Task details:
Tally the lines holding the word "that" and state the count by itself.

Records:

● ● ● ● ●

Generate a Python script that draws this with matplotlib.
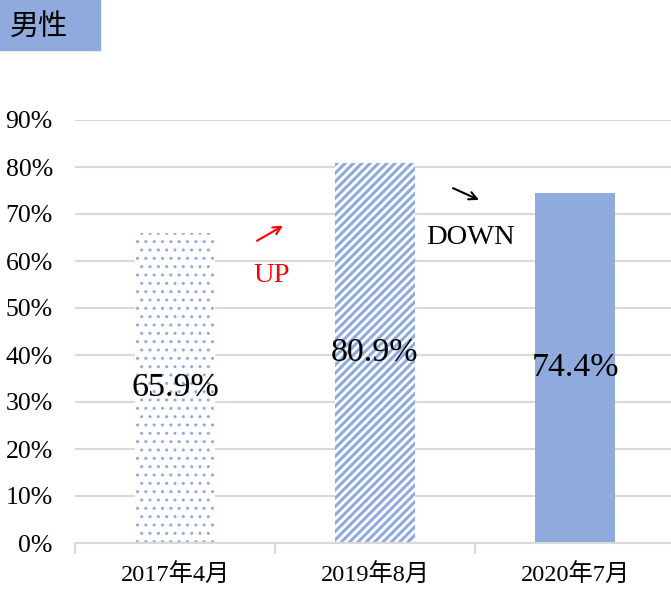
import matplotlib
matplotlib.use("Agg")
import matplotlib.pyplot as plt
from matplotlib.patches import Rectangle

# data
categories = ["2017年4月", "2019年8月", "2020年7月"]
values     = [0.659, 0.809, 0.744]
labels     = ["65.9%", "80.9%", "74.4%"]
hatches    = ["..", "////", None]
hatch_lw   = [1.0, 2.2, 0.0]
yticks     = [0.0, 0.1, 0.2, 0.3, 0.4, 0.5, 0.6, 0.7, 0.8, 0.9]

BLUE = "#8FAADC"
GRID = "#D9D9D9"
SERIF = ["Liberation Serif", "Noto Sans CJK JP"]

plt.rcParams["font.family"] = SERIF

W, H = 671, 589
fig = plt.figure(figsize=(W / 100, H / 100), dpi=100)
ax = fig.add_axes([75 / W, 1 - 543 / H, 600 / W, 423 / H])

x = range(len(categories))
for i, (v, h) in enumerate(zip(values, hatches)):
    if h is None:
        ax.bar(i, v, width=0.4, color=BLUE, linewidth=0, zorder=2)
    else:
        with plt.rc_context({"hatch.linewidth": hatch_lw[i]}):
            ax.bar(i, v, width=0.4, facecolor="white", edgecolor=BLUE,
                   hatch=h, linewidth=0, zorder=2)
    ax.text(i, v / 2, labels[i], ha="center", va="center",
            fontsize=24.5, family=SERIF, zorder=3)

ax.set_xlim(-0.5, 2.5)
ax.set_ylim(0, 0.9)
ax.set_yticks(yticks)
ax.set_yticklabels([f"{int(round(t * 100))}%" for t in yticks], fontsize=18.5)
ax.grid(axis="y", color=GRID, linewidth=1.5, zorder=0)
ax.set_axisbelow(True)

ax.set_xticks(list(x))
ax.set_xticklabels(categories, fontsize=17.5)
ax.set_xticks([-0.5, 0.5, 1.5, 2.5], minor=True)
ax.tick_params(axis="x", which="major", length=0, pad=15)
ax.tick_params(axis="x", which="minor", length=8, width=1.5, color=GRID)
ax.tick_params(axis="y", length=0, pad=16)

for s in ["top", "right", "left"]:
    ax.spines[s].set_visible(False)
ax.spines["bottom"].set_color(GRID)
ax.spines["bottom"].set_linewidth(1.5)

# arrows + trend text
ax.annotate("", xy=(0.54, 0.675), xytext=(0.41, 0.643),
            arrowprops=dict(arrowstyle="->", color="red", lw=1.5,
                            mutation_scale=14, shrinkA=0, shrinkB=0))
ax.text(0.485, 0.57, "UP", color="red", fontsize=20.5, ha="center", va="center")
ax.annotate("", xy=(1.52, 0.73), xytext=(1.39, 0.755),
            arrowprops=dict(arrowstyle="->", color="black", lw=1.5,
                            mutation_scale=14, shrinkA=0, shrinkB=0))
ax.text(1.475, 0.651, "DOWN", color="black", fontsize=20.5, ha="center", va="center")

# title box
fig.patches.append(Rectangle((0, 1 - 50 / H), 100 / W, 50 / H,
                             transform=fig.transFigure, color=BLUE, zorder=0))
fig.text(10 / W, 1 - 27 / H, "男性", fontsize=21, va="center", ha="left",
         family=["Noto Sans CJK JP", "DejaVu Sans"])

fig.savefig("out.png", dpi=100)
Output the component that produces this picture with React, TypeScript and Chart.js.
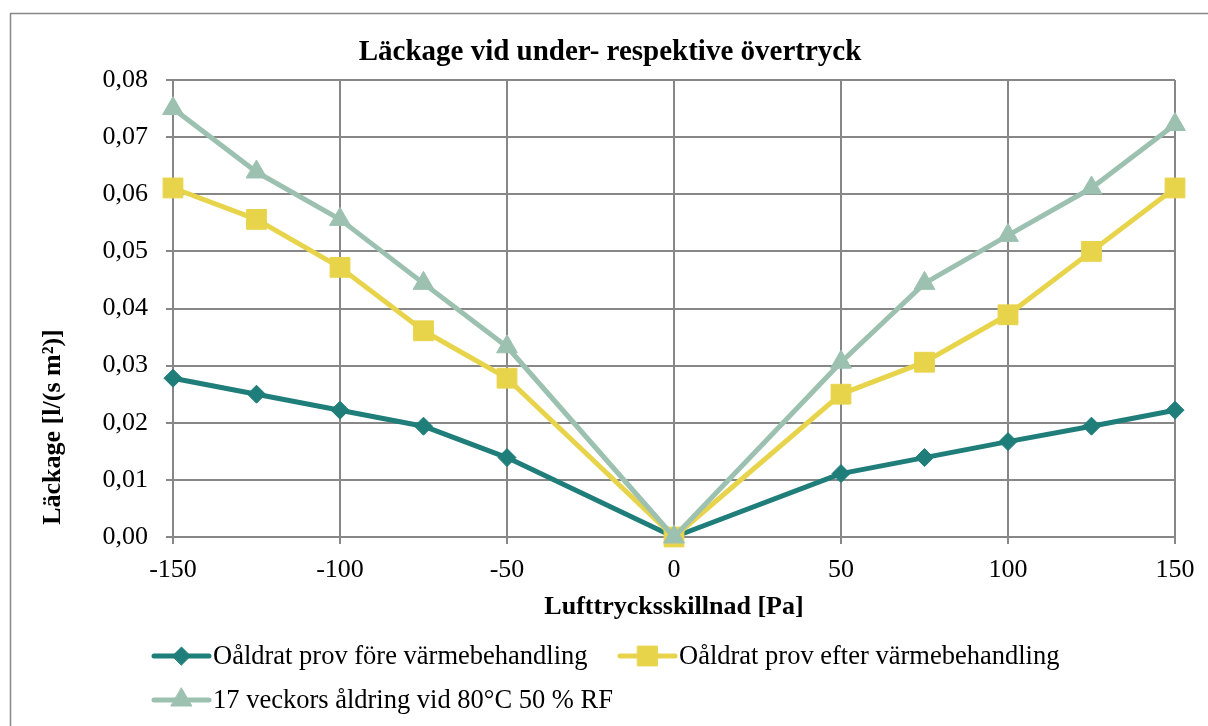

● ● ● ● ●

Task solution:
2